··· Dataset excerpt
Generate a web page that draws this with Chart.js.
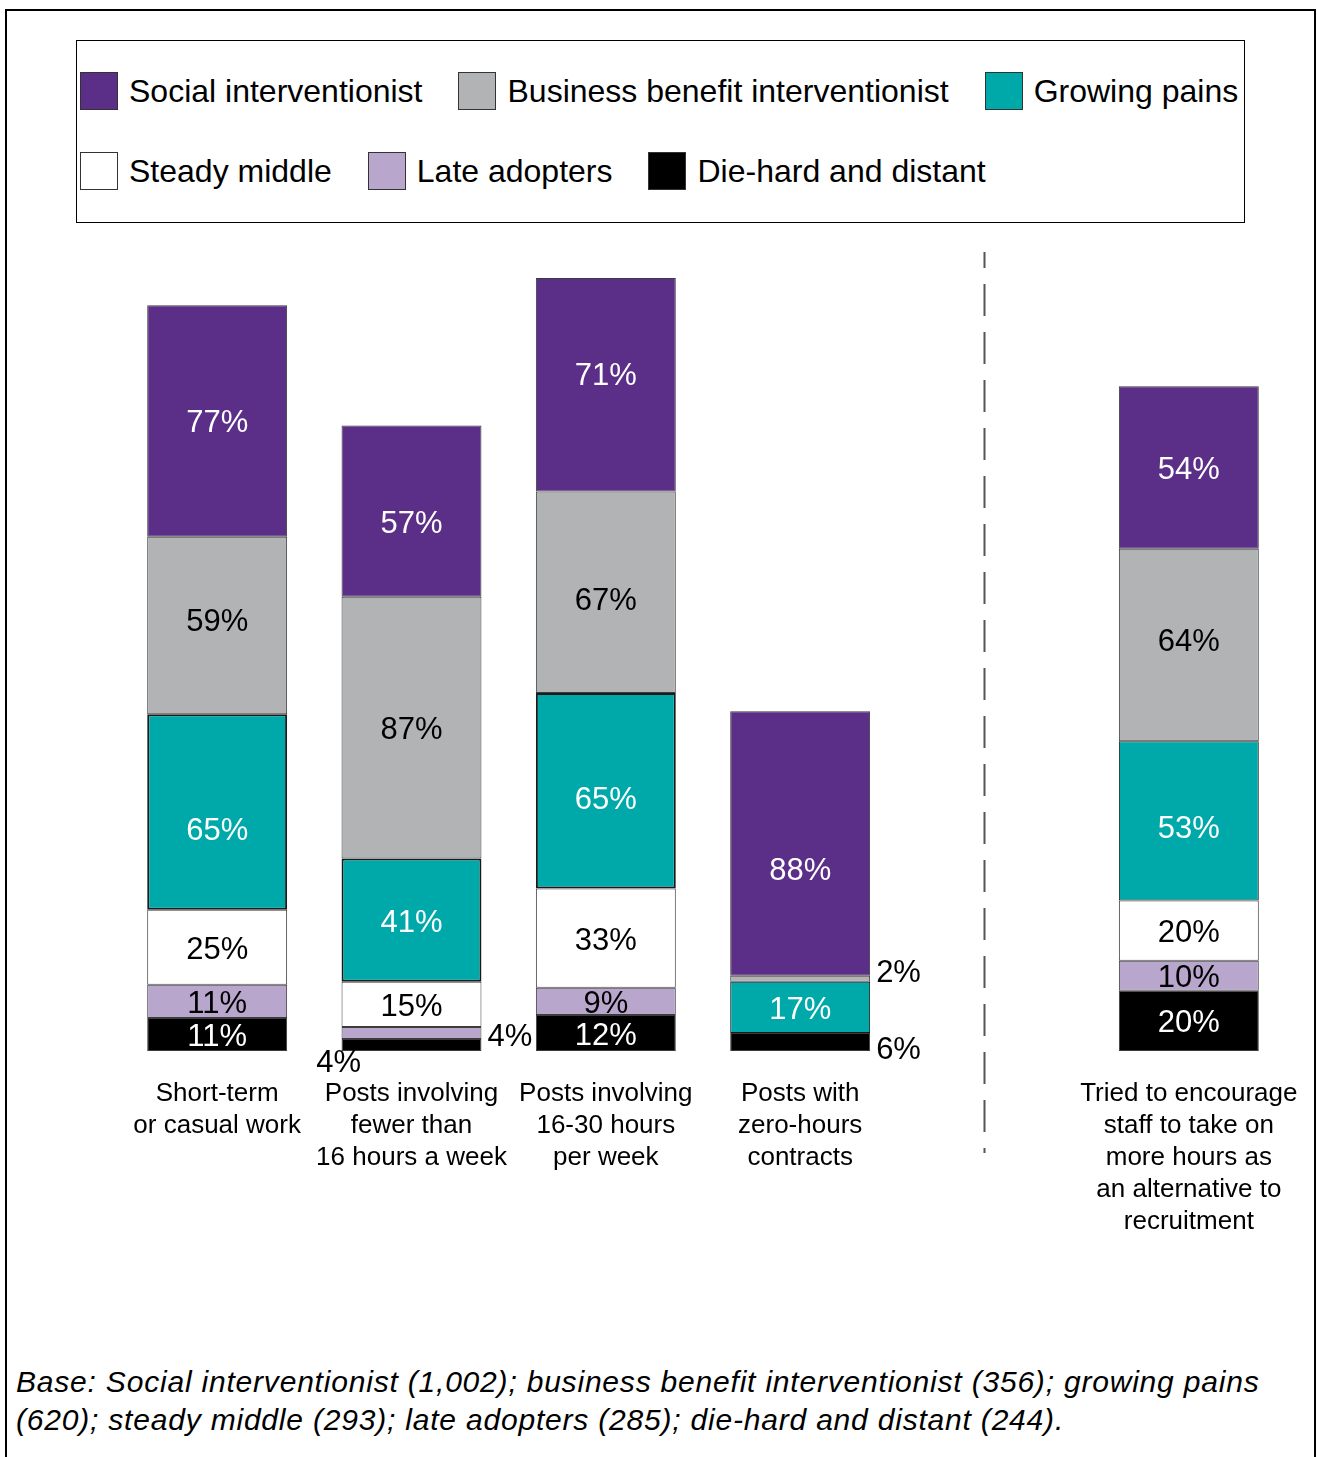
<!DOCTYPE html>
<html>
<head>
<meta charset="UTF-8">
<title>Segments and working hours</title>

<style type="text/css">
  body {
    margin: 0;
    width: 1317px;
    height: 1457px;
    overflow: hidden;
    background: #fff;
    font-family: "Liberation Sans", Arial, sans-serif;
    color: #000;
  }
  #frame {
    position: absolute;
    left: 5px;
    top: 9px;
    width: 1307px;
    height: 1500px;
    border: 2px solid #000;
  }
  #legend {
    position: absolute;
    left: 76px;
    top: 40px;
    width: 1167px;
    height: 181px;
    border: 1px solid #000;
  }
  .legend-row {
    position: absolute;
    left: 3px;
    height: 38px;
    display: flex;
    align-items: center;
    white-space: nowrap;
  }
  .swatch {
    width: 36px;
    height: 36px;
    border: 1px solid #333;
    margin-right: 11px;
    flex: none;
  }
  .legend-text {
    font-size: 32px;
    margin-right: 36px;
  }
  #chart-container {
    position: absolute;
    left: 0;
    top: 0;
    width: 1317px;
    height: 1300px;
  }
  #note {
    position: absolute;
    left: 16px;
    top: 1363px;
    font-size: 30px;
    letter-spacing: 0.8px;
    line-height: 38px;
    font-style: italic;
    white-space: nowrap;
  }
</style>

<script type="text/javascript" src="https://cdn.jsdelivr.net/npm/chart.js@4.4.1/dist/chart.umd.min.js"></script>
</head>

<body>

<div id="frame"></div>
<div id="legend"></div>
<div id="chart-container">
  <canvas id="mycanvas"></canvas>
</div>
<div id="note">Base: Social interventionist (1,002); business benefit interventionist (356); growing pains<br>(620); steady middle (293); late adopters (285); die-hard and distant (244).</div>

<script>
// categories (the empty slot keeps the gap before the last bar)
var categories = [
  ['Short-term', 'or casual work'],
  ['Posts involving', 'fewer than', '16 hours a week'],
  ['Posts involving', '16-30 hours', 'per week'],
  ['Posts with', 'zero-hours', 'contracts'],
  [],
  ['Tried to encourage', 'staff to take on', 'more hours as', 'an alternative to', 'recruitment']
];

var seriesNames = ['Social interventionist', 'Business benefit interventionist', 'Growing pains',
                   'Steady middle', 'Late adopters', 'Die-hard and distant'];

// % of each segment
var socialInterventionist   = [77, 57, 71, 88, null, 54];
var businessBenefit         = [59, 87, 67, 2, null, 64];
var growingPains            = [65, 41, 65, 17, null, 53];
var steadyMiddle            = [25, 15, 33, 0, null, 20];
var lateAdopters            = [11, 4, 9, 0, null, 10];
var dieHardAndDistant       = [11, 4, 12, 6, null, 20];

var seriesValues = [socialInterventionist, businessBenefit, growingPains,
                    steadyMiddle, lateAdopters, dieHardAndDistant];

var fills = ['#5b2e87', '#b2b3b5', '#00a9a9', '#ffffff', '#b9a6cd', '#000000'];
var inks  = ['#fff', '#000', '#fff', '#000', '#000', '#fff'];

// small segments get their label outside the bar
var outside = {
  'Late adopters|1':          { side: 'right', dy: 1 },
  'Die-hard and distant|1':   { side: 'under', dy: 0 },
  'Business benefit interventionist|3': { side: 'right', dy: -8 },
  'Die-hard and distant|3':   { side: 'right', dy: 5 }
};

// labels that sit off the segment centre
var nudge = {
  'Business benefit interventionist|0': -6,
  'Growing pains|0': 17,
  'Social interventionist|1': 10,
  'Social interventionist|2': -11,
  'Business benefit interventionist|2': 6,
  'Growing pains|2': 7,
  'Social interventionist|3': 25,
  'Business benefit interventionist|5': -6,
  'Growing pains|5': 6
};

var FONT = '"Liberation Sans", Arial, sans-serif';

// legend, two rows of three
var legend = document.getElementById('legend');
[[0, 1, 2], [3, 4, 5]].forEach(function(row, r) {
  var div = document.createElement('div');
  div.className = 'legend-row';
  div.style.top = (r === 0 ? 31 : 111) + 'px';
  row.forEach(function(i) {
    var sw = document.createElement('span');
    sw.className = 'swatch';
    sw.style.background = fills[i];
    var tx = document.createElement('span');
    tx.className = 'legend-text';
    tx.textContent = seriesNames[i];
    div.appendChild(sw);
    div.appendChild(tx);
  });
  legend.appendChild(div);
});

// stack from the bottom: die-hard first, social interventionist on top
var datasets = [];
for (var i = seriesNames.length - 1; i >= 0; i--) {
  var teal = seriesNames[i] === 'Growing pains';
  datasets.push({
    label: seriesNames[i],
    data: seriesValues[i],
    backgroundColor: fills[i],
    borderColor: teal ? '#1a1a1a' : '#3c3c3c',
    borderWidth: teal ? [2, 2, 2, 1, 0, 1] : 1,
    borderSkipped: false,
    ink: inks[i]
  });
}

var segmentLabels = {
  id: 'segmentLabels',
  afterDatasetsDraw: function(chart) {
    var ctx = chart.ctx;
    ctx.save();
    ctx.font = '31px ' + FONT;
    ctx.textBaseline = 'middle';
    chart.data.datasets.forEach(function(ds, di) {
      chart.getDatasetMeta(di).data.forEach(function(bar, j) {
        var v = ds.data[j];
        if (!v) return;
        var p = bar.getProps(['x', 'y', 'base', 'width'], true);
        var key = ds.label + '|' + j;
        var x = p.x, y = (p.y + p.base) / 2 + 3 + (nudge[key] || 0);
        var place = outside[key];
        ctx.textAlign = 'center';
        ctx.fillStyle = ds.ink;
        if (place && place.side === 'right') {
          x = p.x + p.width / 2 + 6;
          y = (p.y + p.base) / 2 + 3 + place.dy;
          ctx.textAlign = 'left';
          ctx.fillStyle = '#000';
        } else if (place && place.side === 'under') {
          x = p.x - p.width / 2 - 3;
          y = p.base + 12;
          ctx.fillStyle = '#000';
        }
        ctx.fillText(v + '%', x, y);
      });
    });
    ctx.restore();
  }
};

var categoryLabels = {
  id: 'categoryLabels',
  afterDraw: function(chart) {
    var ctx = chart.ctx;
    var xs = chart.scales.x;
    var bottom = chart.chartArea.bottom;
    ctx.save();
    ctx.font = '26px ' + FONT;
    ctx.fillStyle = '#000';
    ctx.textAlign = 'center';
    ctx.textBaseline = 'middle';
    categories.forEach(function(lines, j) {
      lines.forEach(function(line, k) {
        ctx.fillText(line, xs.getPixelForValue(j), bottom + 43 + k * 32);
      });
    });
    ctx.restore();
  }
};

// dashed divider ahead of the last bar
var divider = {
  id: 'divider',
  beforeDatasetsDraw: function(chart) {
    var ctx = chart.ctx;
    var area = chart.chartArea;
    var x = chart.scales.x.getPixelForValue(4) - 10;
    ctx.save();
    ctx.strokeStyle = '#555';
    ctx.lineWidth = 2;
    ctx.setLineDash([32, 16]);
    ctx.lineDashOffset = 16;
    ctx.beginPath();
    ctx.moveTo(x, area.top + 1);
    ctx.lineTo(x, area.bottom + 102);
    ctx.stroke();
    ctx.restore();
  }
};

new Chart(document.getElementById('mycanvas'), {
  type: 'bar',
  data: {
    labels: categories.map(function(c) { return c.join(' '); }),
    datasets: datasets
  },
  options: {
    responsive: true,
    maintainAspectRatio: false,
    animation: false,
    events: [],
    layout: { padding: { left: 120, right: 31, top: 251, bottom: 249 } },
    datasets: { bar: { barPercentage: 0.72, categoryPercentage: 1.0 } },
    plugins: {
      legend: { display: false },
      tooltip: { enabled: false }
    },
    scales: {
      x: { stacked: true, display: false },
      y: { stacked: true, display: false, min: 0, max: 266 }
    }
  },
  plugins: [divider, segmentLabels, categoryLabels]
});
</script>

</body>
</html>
······
Stated goal: State, as a bare number, how many lines of the listing hold the word "that".

Written reply: 2